Raw data –
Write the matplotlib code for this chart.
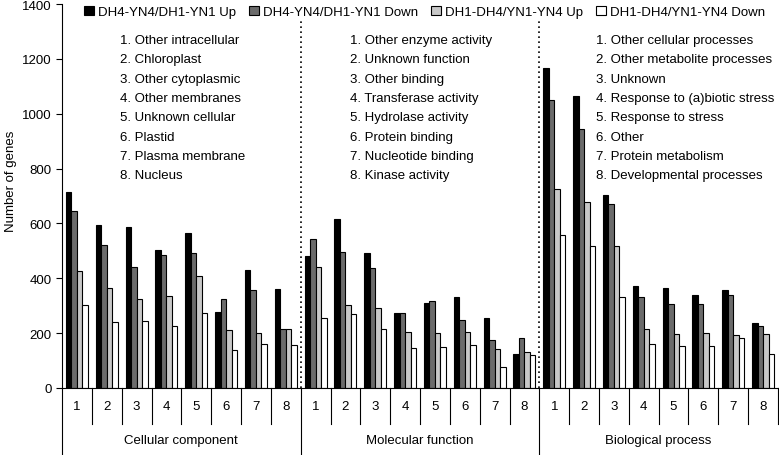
import numpy as np
import matplotlib
matplotlib.use("Agg")
import matplotlib.pyplot as plt
from matplotlib.patches import Patch

plt.rcParams["font.family"] = ["Liberation Sans", "DejaVu Sans"]

SERIES = ["DH4-YN4/DH1-YN1 Up", "DH4-YN4/DH1-YN1 Down",
          "DH1-DH4/YN1-YN4 Up", "DH1-DH4/YN1-YN4 Down"]
COLORS = ["#000000", "#6b6b6b", "#c8c8c8", "#ffffff"]
GROUPS = ["Cellular component", "Molecular function", "Biological process"]
CAT_LABELS = ["1", "2", "3", "4", "5", "6", "7", "8"]

cellular_terms = ["1. Other intracellular", "2. Chloroplast", "3. Other cytoplasmic",
                  "4. Other membranes", "5. Unknown cellular", "6. Plastid",
                  "7. Plasma membrane", "8. Nucleus"]
molecular_terms = ["1. Other enzyme activity", "2. Unknown function", "3. Other binding",
                   "4. Transferase activity", "5. Hydrolase activity", "6. Protein binding",
                   "7. Nucleotide binding", "8. Kinase activity"]
biological_terms = ["1. Other cellular processes", "2. Other metabolite processes",
                    "3. Unknown", "4. Response to (a)biotic stress", "5. Response to stress",
                    "6. Other", "7. Protein metabolism", "8. Developmental processes"]

# values per category (cellular 1-8, molecular 1-8, biological 1-8)
up_a = [713, 594, 587, 503, 564, 278, 431, 362,
        480, 617, 492, 272, 310, 332, 255, 125,
        1167, 1065, 702, 371, 363, 339, 356, 237]
down_a = [644, 520, 441, 486, 493, 326, 356, 214,
          543, 496, 437, 274, 318, 249, 176, 182,
          1049, 944, 672, 331, 307, 307, 339, 225]
up_b = [428, 363, 326, 334, 409, 210, 200, 214,
        442, 303, 290, 204, 200, 204, 141, 131,
        725, 679, 516, 214, 196, 200, 193, 196]
down_b = [303, 242, 245, 227, 272, 140, 162, 158,
          255, 270, 214, 147, 151, 158, 78, 120,
          558, 516, 331, 159, 154, 154, 181, 125]

fig = plt.figure(figsize=(7.79, 4.56), dpi=100)
ax = fig.add_axes([62 / 779, 67 / 456, 716 / 779, 384 / 456])

x = np.arange(24)
w = 0.185
for i, (vals, c) in enumerate(zip([up_a, down_a, up_b, down_b], COLORS)):
    ax.bar(x + (i - 1.5) * w, vals, w, color=c, edgecolor="black", linewidth=0.8)

ax.set_xlim(-0.5, 23.5)
ax.set_ylim(0, 1400)
ax.set_yticks(range(0, 1401, 200))
ax.tick_params(axis="y", direction="out", length=4, labelsize=9.5, width=0.8)
ax.set_xticks([])
for s in ["top", "right"]:
    ax.spines[s].set_visible(False)
ax.spines["left"].set_linewidth(0.8)
ax.spines["bottom"].set_linewidth(0.8)
ax.set_ylabel("Number of genes", fontsize=9.5)
ax.yaxis.set_label_coords(-0.063, 0.54)

# dotted group separators inside the plot
for b in [7.5, 15.5]:
    ax.plot([b, b], [0, 1345], color="black", lw=1.2, ls=(0, (1, 2)))

# category number row and group label row below the axis
tr = ax.get_xaxis_transform()
row1 = -36 / 384
bottom = -67 / 384
for k in range(1, 25):
    b = k - 0.5
    yb = bottom if b in (7.5, 15.5) else row1
    ax.plot([b, b], [0, yb], color="black", lw=0.8, transform=tr, clip_on=False)
ax.plot([-0.5, -0.5], [0, bottom], color="black", lw=0.8, transform=tr, clip_on=False)
for j in range(24):
    ax.text(j, -18 / 384, CAT_LABELS[j % 8], transform=tr, ha="center", va="center",
            fontsize=9.5)
for g, name in enumerate(GROUPS):
    ax.text(g * 8 + 3.5, -52 / 384, name, transform=tr, ha="center", va="center",
            fontsize=9.5)

# term lists
term_x = [1.44, 9.15, 17.4]
for tx, terms in zip(term_x, [cellular_terms, molecular_terms, biological_terms]):
    for i, t in enumerate(terms):
        ypix = 41 + i * 19.3
        ax.text(tx, (389 - ypix) / 0.2743, t, ha="left", va="center", fontsize=9.5)

handles = [Patch(facecolor=c, edgecolor="black", linewidth=0.8) for c in COLORS]
fig.legend(handles, SERIES, ncol=4, loc="center left",
           bbox_to_anchor=(84 / 779, 1 - 13 / 456), frameon=False, fontsize=9.5,
           handlelength=0.75, handleheight=0.75, handletextpad=0.3,
           columnspacing=1.0, borderpad=0, borderaxespad=0)

fig.savefig("out.png", dpi=100)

Exercise directions –
Every line that holds the string "matplotlib" should be returned.

Final result –
Write the matplotlib code for this chart.
import matplotlib
matplotlib.use("Agg")
import matplotlib.pyplot as plt
from matplotlib.patches import Patch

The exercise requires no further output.